Artificial Intelligence & Machine Learning

Seedream 5.0 Lite

Browse Knowledge Base >

Seedream 5.0 Lite is a multimodal image generation model offered via the BytePlus ModelArk platform. It is designed for high-quality text-to-image and image-conditioned generation, with enhanced instruction following and structured visual reasoning.

Definition

Seedream 5.0 Lite is a production-ready generative model that accepts both text and image inputs to generate or edit images with improved semantic alignment, compositional consistency, and logical interpretation of prompts.

It is part of the Seedream 5.x model series and is specifically optimized for intelligent generation workflows through API integration.

Core Capabilities

Multimodal Generation
Supports:

  • Text-to-image generation
  • Image-to-image transformation
  • Multi-image reference conditioning
  • Combined text + image inputs

Instruction Alignment
Improved adherence to structured prompts and complex instructions.

Visual Reasoning
Enhanced scene understanding, multi-object handling, and attribute consistency.

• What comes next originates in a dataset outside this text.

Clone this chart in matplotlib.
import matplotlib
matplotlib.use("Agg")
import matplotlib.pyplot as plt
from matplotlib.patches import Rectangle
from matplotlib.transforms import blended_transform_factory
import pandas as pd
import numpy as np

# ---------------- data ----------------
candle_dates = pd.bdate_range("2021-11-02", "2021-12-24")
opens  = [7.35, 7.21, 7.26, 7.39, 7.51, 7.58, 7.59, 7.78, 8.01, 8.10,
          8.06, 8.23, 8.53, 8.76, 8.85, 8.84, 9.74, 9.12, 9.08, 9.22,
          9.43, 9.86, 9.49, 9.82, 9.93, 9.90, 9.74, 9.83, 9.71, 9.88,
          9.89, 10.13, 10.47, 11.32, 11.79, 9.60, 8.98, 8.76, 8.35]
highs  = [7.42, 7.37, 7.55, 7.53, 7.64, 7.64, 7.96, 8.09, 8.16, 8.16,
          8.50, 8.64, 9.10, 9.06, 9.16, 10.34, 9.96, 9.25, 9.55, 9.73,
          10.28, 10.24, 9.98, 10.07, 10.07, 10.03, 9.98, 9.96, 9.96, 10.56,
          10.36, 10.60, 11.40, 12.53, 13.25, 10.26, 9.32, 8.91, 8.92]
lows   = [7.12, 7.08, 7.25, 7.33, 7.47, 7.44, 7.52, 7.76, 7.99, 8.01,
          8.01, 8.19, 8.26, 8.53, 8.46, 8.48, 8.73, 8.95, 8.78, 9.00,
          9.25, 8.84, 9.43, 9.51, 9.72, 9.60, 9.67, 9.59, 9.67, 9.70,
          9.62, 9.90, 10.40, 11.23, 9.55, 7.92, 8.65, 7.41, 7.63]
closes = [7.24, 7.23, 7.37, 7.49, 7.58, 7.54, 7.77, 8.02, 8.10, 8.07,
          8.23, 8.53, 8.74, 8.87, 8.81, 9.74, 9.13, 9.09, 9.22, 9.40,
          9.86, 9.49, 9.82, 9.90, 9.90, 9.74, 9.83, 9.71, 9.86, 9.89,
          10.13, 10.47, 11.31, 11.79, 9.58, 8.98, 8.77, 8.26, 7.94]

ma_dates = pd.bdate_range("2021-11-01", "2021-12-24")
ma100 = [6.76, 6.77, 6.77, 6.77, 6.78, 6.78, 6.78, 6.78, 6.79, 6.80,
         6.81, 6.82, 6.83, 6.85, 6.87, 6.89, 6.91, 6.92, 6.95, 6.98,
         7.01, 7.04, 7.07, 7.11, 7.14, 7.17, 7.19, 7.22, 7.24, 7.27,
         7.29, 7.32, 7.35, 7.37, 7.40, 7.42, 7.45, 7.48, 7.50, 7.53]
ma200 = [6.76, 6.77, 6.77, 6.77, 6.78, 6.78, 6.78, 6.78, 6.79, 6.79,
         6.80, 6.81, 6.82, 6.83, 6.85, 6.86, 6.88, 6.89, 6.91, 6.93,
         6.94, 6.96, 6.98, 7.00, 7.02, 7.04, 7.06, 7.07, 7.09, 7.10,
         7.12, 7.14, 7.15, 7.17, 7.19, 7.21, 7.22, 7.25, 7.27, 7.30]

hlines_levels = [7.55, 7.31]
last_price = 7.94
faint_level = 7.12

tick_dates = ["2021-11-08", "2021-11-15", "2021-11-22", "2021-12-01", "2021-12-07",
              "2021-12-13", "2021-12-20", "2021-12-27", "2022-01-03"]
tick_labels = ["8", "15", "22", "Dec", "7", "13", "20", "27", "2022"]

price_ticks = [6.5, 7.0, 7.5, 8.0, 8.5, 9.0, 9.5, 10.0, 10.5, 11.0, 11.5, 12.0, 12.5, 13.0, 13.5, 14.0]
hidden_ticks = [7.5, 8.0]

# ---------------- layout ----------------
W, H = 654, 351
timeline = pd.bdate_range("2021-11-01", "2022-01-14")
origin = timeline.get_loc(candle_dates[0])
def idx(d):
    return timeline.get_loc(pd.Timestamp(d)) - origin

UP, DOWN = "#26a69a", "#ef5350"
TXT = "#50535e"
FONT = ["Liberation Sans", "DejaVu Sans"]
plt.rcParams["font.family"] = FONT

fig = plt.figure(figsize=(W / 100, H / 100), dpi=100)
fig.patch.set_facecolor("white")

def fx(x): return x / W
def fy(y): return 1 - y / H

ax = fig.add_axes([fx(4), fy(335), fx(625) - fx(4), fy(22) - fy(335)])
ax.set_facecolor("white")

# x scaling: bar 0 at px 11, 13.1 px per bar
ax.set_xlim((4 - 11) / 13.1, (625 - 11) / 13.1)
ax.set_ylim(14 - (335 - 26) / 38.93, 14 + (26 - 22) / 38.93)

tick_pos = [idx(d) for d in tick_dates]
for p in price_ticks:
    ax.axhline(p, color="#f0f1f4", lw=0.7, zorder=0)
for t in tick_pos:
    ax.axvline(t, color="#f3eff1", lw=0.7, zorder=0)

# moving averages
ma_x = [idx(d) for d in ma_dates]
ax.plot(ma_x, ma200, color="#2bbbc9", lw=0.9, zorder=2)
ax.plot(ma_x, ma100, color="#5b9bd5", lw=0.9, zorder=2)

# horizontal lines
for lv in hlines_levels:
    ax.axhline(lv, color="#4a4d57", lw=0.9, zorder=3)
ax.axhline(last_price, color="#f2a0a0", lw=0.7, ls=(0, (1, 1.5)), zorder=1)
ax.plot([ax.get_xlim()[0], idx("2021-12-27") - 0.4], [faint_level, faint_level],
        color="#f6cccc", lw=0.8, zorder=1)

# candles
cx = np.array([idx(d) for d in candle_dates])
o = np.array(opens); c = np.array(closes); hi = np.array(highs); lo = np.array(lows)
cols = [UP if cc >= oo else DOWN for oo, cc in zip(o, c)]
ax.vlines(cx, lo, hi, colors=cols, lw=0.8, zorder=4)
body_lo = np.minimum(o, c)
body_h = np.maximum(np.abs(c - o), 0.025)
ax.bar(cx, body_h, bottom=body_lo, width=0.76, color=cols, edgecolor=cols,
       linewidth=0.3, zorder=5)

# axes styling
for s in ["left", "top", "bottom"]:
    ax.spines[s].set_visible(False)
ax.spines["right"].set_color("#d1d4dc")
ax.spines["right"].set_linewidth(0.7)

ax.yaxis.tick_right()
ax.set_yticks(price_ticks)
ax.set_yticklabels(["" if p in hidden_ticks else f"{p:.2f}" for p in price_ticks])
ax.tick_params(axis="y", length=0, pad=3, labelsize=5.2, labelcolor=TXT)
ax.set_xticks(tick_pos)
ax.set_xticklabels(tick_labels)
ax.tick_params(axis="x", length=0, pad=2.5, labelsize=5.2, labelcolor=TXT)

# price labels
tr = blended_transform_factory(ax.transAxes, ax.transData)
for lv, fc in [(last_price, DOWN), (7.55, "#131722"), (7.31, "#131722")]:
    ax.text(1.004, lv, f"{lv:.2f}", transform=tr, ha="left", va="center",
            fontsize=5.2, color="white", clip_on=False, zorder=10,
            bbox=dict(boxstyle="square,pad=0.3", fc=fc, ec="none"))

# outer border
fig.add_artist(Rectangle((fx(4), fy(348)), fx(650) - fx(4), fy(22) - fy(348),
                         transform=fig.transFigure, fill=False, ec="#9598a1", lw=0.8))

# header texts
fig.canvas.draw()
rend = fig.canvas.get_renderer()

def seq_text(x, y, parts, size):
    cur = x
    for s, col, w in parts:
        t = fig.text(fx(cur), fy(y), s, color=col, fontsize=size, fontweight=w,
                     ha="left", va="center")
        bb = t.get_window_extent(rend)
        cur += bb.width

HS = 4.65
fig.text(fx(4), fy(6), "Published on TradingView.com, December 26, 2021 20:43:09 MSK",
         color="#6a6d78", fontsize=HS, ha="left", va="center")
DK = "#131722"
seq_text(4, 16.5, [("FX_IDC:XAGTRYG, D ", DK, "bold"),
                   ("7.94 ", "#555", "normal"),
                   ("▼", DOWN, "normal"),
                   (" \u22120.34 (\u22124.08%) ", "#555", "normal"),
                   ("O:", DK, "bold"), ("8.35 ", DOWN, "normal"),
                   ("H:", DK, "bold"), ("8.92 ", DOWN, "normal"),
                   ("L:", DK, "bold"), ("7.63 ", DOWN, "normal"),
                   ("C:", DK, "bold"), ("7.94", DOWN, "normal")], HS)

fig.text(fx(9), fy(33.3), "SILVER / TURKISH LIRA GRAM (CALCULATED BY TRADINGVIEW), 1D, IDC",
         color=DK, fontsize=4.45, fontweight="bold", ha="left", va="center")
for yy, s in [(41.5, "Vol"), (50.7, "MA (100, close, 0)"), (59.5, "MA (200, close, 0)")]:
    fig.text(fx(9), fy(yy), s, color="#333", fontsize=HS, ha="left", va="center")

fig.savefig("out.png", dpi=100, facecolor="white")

Reference-Based Consistency
Maintains character, object, and stylistic coherence when reference images are provided.

Editing Workflows
Supports guided image modification through image-conditioned prompts.

Technical Specifications

Model Type: Multimodal generative image model
Input Modalities:

  • Natural language text prompts
  • Single image input
  • Multiple image inputs

Output:

  • Generated or edited images
  • Standard image formats returned via API

API Integration:

  • Accessible through ModelArk image generation endpoints
  • Requires specifying the Seedream 5.0 Lite model identifier in the request
  • Supports generation and editing modes via structured API calls

Deployment Context

Seedream 5.0 Lite is designed for integration into:

  • Creative content pipelines
  • Design automation systems
  • E-commerce visual generation
  • Marketing asset generation
  • Structured visual editing workflows

Related Concepts

Multimodal Model – A model that processes more than one data modality (e.g., text and image).
Image Conditioning – Using one or more input images to guide generation output.
Instruction Following – The model’s ability to accurately interpret and execute detailed prompts.
Image-to-Image Generation – Transforming an input image based on textual or visual guidance.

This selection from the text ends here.